Given that Deribit commands approximately 85% of the market share in BTC and ETH options, its settlement rules have implications that extend well beyond its user base. When a single venue’s 30-minute TWAP governs cash settlement for such a substantial notional, the mechanics of that window can influence the spot market.
The best and worst potential outcomes
A de-escalation announcement regarding oil or geopolitical issues did not materialize before 07:30 UTC, preventing BTC from rebounding toward the $70,400-$72,300 range, and expiry hedging mitigating downside rather than introducing new selling pressure.
The window could have served as a stabilizing factor: with spot prices firming and fewer in-the-money open puts, dealer hedging flows would have been less one-sided, and the settlement TWAP would have printed above recent lows.
The expiry could have concluded without incident, and macro relief might have propelled the price into the weekend. The indicator would have been spot recovering prior to the settlement opening.
However, the stress from oil and rates intensified into the morning. BTC fell below $66,700, the lower limit of the current one-day implied range, and now expiry mechanics introduce intraday volatility to an already bearish market.
Dealer hedges on put positions necessitate selling into a declining market, amplifying short-term fluctuations around the settlement window.

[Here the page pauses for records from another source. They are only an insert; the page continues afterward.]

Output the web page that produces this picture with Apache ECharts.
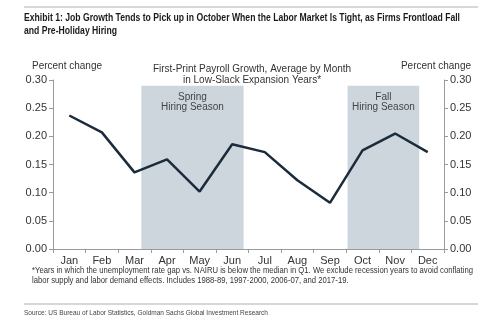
<!DOCTYPE html>
<html><head><meta charset="utf-8">
<script src="https://cdn.jsdelivr.net/npm/echarts@6/dist/echarts.min.js"></script>
<style>html,body{margin:0;padding:0;background:#fff}#c{width:500px;height:321px}</style>
</head><body><div id="c"></div>
<script>
const months = ['Jan','Feb','Mar','Apr','May','Jun','Jul','Aug','Sep','Oct','Nov','Dec'];
const payrollGrowth = [0.237, 0.207, 0.136, 0.159, 0.102, 0.186, 0.172, 0.122, 0.082, 0.175, 0.205, 0.172];
const yTicks = [0, 0.05, 0.10, 0.15, 0.20, 0.25, 0.30];
const springSeason = {label: 'Spring\nHiring Season', from: 2.71, to: 5.85, top: 0.29};
const fallSeason = {label: 'Fall\nHiring Season', from: 9.04, to: 11.24, top: 0.29};
const titleLines = ['Exhibit 1: Job Growth Tends to Pick up in October When the Labor Market Is Tight, as Firms Frontload Fall', 'and Pre-Holiday Hiring'];
const noteLines = ['*Years in which the unemployment rate gap vs. NAIRU is below the median in Q1. We exclude recession years to avoid conflating', 'labor supply and labor demand effects. Includes 1988-89, 1997-2000, 2006-07, and 2017-19.'];
const sourceText = 'Source: US Bureau of Labor Statistics, Goldman Sachs Global Investment Research';

const ctx = document.createElement('canvas').getContext('2d');
function widthOf(font, s){ ctx.font = font; return ctx.measureText(s).width; }

const titleFont = 'bold 11.5px "Liberation Sans"';
const titleScale = 436 / widthOf(titleFont, titleLines[0]);
const noteFont = '8.6px "Liberation Sans"';
const noteScale = 441 / widthOf(noteFont, noteLines[0]);
const srcFont = '8px "Liberation Sans"';
const srcScale = 244 / widthOf(srcFont, sourceText);

const chart = echarts.init(document.getElementById('c'));
const txt = '#333';
const axisCol = '#9a9a9a';
const shade = {color: '#cdd6dd'};
function season(s){
  return [{xAxis: s.from, yAxis: 0, name: s.label}, {xAxis: s.to, yAxis: s.top}];
}
chart.setOption({
  animation: false,
  grid: {left: 53, right: 56, top: 80, bottom: 72},
  xAxis: [{
    type: 'category', data: months, boundaryGap: true,
    axisLine: {lineStyle: {color: axisCol}},
    axisTick: {show: true, length: 4, lineStyle: {color: axisCol}},
    axisLabel: {color: txt, fontFamily: 'Liberation Sans', fontSize: 11, margin: 6}
  },{
    type: 'value', min: 0, max: 12, show: false
  }],
  yAxis: [{
    type: 'value', min: yTicks[0], max: yTicks[yTicks.length-1], interval: 0.05,
    splitLine: {show: false},
    axisLine: {show: true, lineStyle: {color: axisCol}},
    axisTick: {show: true, length: 4, lineStyle: {color: axisCol}},
    axisLabel: {color: txt, fontFamily: 'Liberation Sans', fontSize: 11, margin: 6, formatter: v => v.toFixed(2)}
  },{
    type: 'value', min: yTicks[0], max: yTicks[yTicks.length-1], interval: 0.05, position: 'right',
    splitLine: {show: false},
    axisLine: {show: true, lineStyle: {color: axisCol}},
    axisTick: {show: true, length: 4, lineStyle: {color: axisCol}},
    axisLabel: {color: txt, fontFamily: 'Liberation Sans', fontSize: 11, margin: 6, formatter: v => v.toFixed(2)}
  }],
  series: [{
    type: 'line', xAxisIndex: 1, yAxisIndex: 0, data: [], silent: true,
    markArea: {
      silent: true,
      itemStyle: shade,
      label: {show: true, position: 'insideTop', color: '#444', fontFamily: 'Liberation Sans', fontSize: 10, lineHeight: 10.5, distance: 6},
      data: [season(springSeason), season(fallSeason)]
    }
  },{
    type: 'line', xAxisIndex: 0, yAxisIndex: 0, data: payrollGrowth,
    symbol: 'none', lineStyle: {color: '#1c2b3c', width: 2.5}, z: 5
  }],
  graphic: [
    {type: 'line', shape: {x1: 24, y1: 7, x2: 478, y2: 7}, style: {stroke: '#b0b0b0', lineWidth: 1}},
    {type: 'text', x: 24, y: 11, scaleX: titleScale, style: {text: titleLines.join('\n'), fill: '#1a1a1a', font: titleFont, lineHeight: 13.5}},
    {type: 'text', x: 32, y: 61, style: {text: 'Percent change', fill: txt, font: '10px "Liberation Sans"'}},
    {type: 'text', x: 471, y: 61, style: {text: 'Percent change', fill: txt, font: '10px "Liberation Sans"', align: 'right'}},
    {type: 'text', x: 252, y: 64, style: {text: 'First-Print Payroll Growth, Average by Month\nin Low-Slack Expansion Years*', fill: txt, font: '10px "Liberation Sans"', align: 'center', lineHeight: 11}},
    {type: 'text', x: 32, y: 266, scaleX: noteScale, style: {text: noteLines.join('\n'), fill: txt, font: noteFont, lineHeight: 10}},
    {type: 'line', shape: {x1: 24, y1: 304, x2: 478, y2: 304}, style: {stroke: '#b0b0b0', lineWidth: 1}},
    {type: 'text', x: 24, y: 309, scaleX: srcScale, style: {text: sourceText, fill: '#444', font: srcFont}}
  ]
});
</script></body></html>
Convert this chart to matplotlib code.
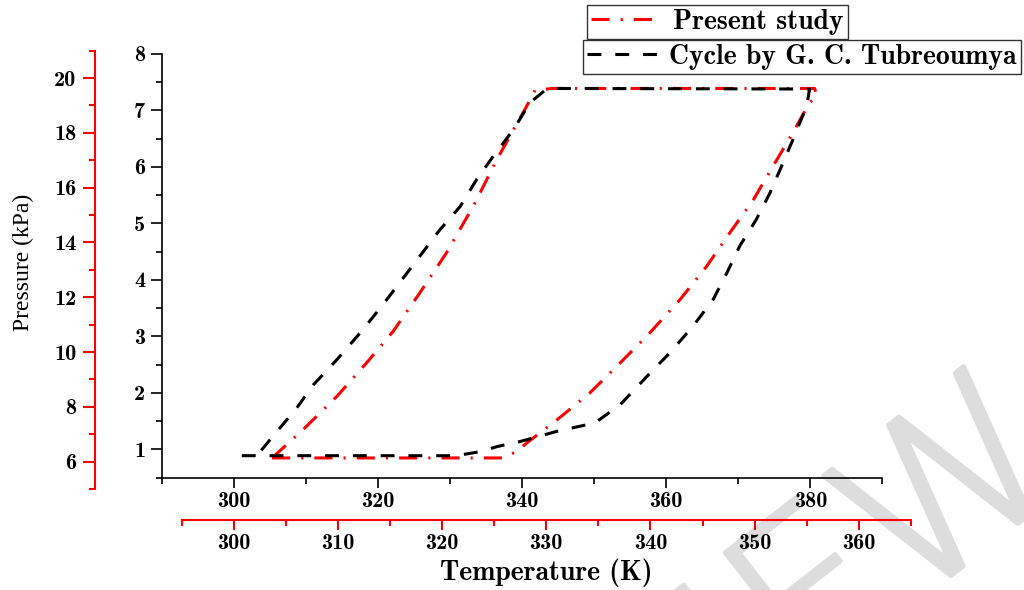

The 30-minute TWAP is producing a delivery price that reflects the full macro impact, and now the expiry is accelerating the downturn.
The macro environment that prompted the move is now extending into the post-settlement session.
A price map indicates Friday’s Bitcoin implied range between $66,700 and $70,400, with max pain at $75,000, 3.45 daily sigmas above the spot price.
Academic research and Deribit’s own data confirm that the settlement hour influences flows and pricing mechanics.
This morning’s 07:30-08:00 UTC window concentrated on hedging behavior, delta decay, and pricing methodology, compressed into a single, clearly defined interval within a macro environment that has already driven BTC lower than the implied daily range.